Lock out access procedure
In the event a tenant is locked out, they need to follow certain procedures for you to even act upon this lock out. They should be required to provide you with 2 forms of government issued identification. This identification should then be brought to the office and compared with the copies of the identification you have in the tenant’s file. Names should match up completely, and a visual examination of the picture ID you have in the file should match up with not only the ID the tenant is showing you, but the tenant himself. Once this match is established to the satisfaction of you or the bleary eyed maintenance tech who was just awakened, the identification provided by the locked out tenant should be copied, notes made on the copy, and the copy of the ID placed in the file. If the tenant cannot provide you with the required ID, the tenant should not be given access. If the tenant cannot provide you the required identification, there is no doubt that the tenant will not be satisfied, and an altercation or argument could ensue. Keep your lock out policy handy in the event the tenant is not able to satisfy your requirement, express regret, and tell him he must hire a locksmith.
But, we know this tenant!
Most of the legal problems we deal with occur when the landlord or an employee makes an exception to the rule. Every time an exception is made, the chances of a problem increase dramatically. If an exception is made once, it may be expected that an exception is made the next time. If you make an exception for one resident but not another, you run the risk of being accused of discrimination. People often look alike, especially when related to one another. Most recently, we dealt with a situation where the brother of a tenant gained access due to looking similar to the actual tenant. Had the maintenance tech carefully looked at the identification and made the comparison, the difference would have been evident, but this was not done and the landlord paid the price.
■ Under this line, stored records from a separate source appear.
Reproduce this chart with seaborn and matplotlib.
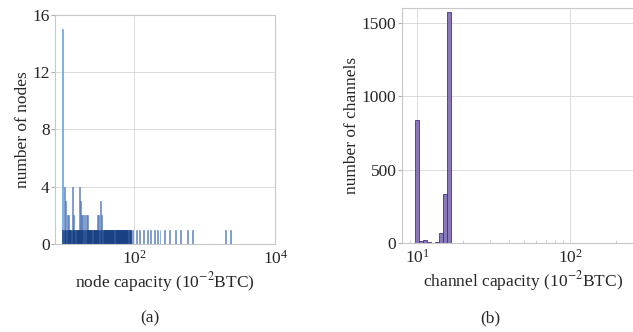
import matplotlib
matplotlib.use("Agg")
import matplotlib.pyplot as plt
import seaborn as sns
import numpy as np
import pandas as pd
from matplotlib.ticker import LogLocator, FixedLocator

# (a) node capacity (10^-2 BTC) and how many nodes fall in each bin
node_cap = [9.8, 10.3, 10.6, 11.2, 11.6, 12.0, 12.6, 13.3, 13.8, 14.3, 14.9, 15.6, 16.1,
            16.6, 17.2, 17.8, 18.5, 19.6, 20.8, 21.9, 23.0, 23.8, 24.6, 25.5, 26.4,
            27.3, 28.2, 29.1, 30.2, 31.3, 33.0, 34.6, 36.5, 37.8, 39.1, 40.4, 41.8,
            43.3, 44.8, 46.3, 47.9, 49.6, 51.3, 53.1, 54.9, 56.8, 58.8, 60.8, 62.9,
            65.1, 67.4, 69.7, 72.1, 74.6, 77.2, 79.9, 82.6, 85.5, 88.4, 96,
            109, 121, 136, 152, 169, 190, 210, 234,
            275, 324, 381, 449, 560, 658, 1945, 2300]
node_cnt = [15, 4, 3, 2, 2, 1, 1, 4, 2, 1, 1, 1, 1,
            4, 3, 2, 2, 2, 2, 2, 1, 1, 1, 1, 1,
            1, 1, 1, 2, 2, 3, 2, 1, 1, 1, 1, 1,
            1, 1, 1, 1, 1, 1, 1, 1, 1, 1, 1, 1,
            1, 1, 1, 1, 1, 1, 1, 1, 1, 1, 1,
            1, 1, 1, 1, 1, 1, 1, 1,
            1, 1, 1, 1, 1, 1, 1, 1]

# (b) channel capacity (10^-2 BTC) and number of channels
chan_cap = [10.0, 10.8, 11.5, 12.2, 13.3, 14.3, 15.2, 16.4, 19.0, 24.0, 35.0]
chan_cnt = [840, 12, 18, 10, 6, 65, 334, 1570, 3, 2, 2]

df_node = pd.DataFrame({"cap": node_cap, "n": node_cnt})
df_node["seen"] = np.minimum(df_node["n"], 1)
df_chan = pd.DataFrame({"cap": chan_cap, "n": chan_cnt})

sns.set_style("whitegrid", {"grid.color": "#dcdcdc", "axes.edgecolor": "#c8c8c8"})
plt.rcParams["font.family"] = ["Liberation Serif", "DejaVu Serif"]
plt.rcParams["mathtext.fontset"] = "stix"
fs = 12.5

fig = plt.figure(figsize=(6.33, 3.32), dpi=100)
ax1 = fig.add_axes([0.087, 0.265, 0.348, 0.69])
ax2 = fig.add_axes([0.635, 0.268, 0.381, 0.708])

# left histogram (bin range in log10 units)
sns.histplot(data=df_node, x="cap", weights="n", bins=190, binrange=(0.98, 3.6),
             log_scale=True, ax=ax1, color="#6e93cc", alpha=0.7,
             edgecolor="#4a72b4", linewidth=0.4)
tallest = max(ax1.patches, key=lambda p: p.get_height())
tallest.set_facecolor("#5e9ed6")
tallest.set_edgecolor("#5e9ed6")
tallest.set_alpha(1)
# base layer: every occupied bin up to one node, drawn dark
sns.histplot(data=df_node[df_node["cap"] < 90], x="cap", weights="seen", bins=190,
             binrange=(0.98, 3.6), log_scale=True, ax=ax1, color="#173f82",
             alpha=1, edgecolor="#173f82", linewidth=0.4)
ax1.set_xlim(7.57, 1e4)
ax1.set_ylim(0, 16)
ax1.set_yticks([0, 4, 8, 12, 16])
ax1.xaxis.set_major_locator(FixedLocator([1e2, 1e4]))
ax1.xaxis.set_minor_locator(FixedLocator([]))
ax1.set_xlabel(r"node capacity (10$^{-2}$BTC)", fontsize=fs)
ax1.set_ylabel("number of nodes", fontsize=fs)

# right histogram
sns.histplot(data=df_chan, x="cap", weights="n", bins=66, binrange=(0.987, 2.703),
             log_scale=True, ax=ax2, color="#7560b2", alpha=0.85,
             edgecolor="#4a2e8e", linewidth=0.6)
ax2.set_xlim(7.95, 300)
ax2.set_ylim(0, 1600)
ax2.set_yticks([0, 500, 1000, 1500])
ax2.xaxis.set_major_locator(FixedLocator([1e1, 1e2]))
ax2.xaxis.set_minor_locator(LogLocator(base=10, subs=np.arange(2, 10)))
ax2.tick_params(axis="x", which="minor", direction="in", length=2, color="#c8c8c8", bottom=True)
ax2.set_xlabel(r"channel capacity (10$^{-2}$BTC)", fontsize=fs)
ax2.set_ylabel("number of channels", fontsize=fs)

for ax in (ax1, ax2):
    ax.tick_params(labelsize=fs, pad=1)
    ax.tick_params(axis="y", which="major", left=True, length=3, color="#b0b0b0")
    ax.grid(True, which="major", linewidth=0.7)
    ax.grid(False, which="minor")
    ax.xaxis.labelpad = 1
    ax.yaxis.labelpad = 1

fig.text(0.237, 0.03, "(a)", fontsize=fs, ha="center")
fig.text(0.774, 0.03, "(b)", fontsize=fs, ha="center")

fig.savefig("out.png", dpi=100)
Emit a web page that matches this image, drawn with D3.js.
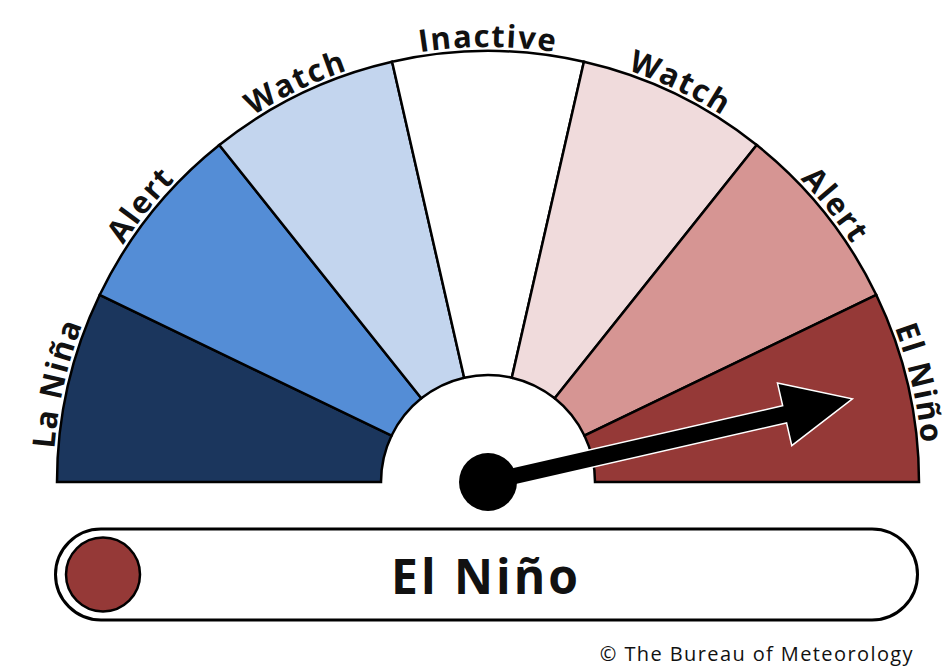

The inherent problems with lock out access
a. The person giving access will need to have both access to the keys to the unit and the tenant’s file. Due to privacy issues, it is recommended that there is limited access to the tenant’s file.
b. Some companies fail to keep a copy of the tenant’s identification in the file. There is absolutely nothing illegal about keeping a copy of the tenant”˜s identification in the tenant’s file. This is not a fair housing violation. We strongly urge you to keep a copy of the picture identification in the tenant’s file.
c. Many landlords do not have a written policy for the employee who will be engaged in granting access. This is simple. Write one up now.
d. Many landlords have not provided the policy or rules to the tenant regarding lock outs. Create your rules, and distribute them to all tenants.
Charging the tenant for giving access
After reading this article, you may have decided to take the route of telling the tenant that he must call a locksmith, but some of you may have decided that you will assist in lock outs and should be compensated if you grant access. We agree. The extra work involved and the increased liability on the landlord justifies a reasonable charge to the tenant. Some of our clients require this to be paid before the access is granted; others charge it as additional rent which must be paid with the normal rent at the next payment period. If you are going to charge the tenant for anything, it must be clearly agreed to by all parties involved. Landlords often create charges upon a whim and expect that they can force the tenant to pay the charge. Clearly state the charge in your lease or whatever is incorporated in your lease, such as the community rules and regulations.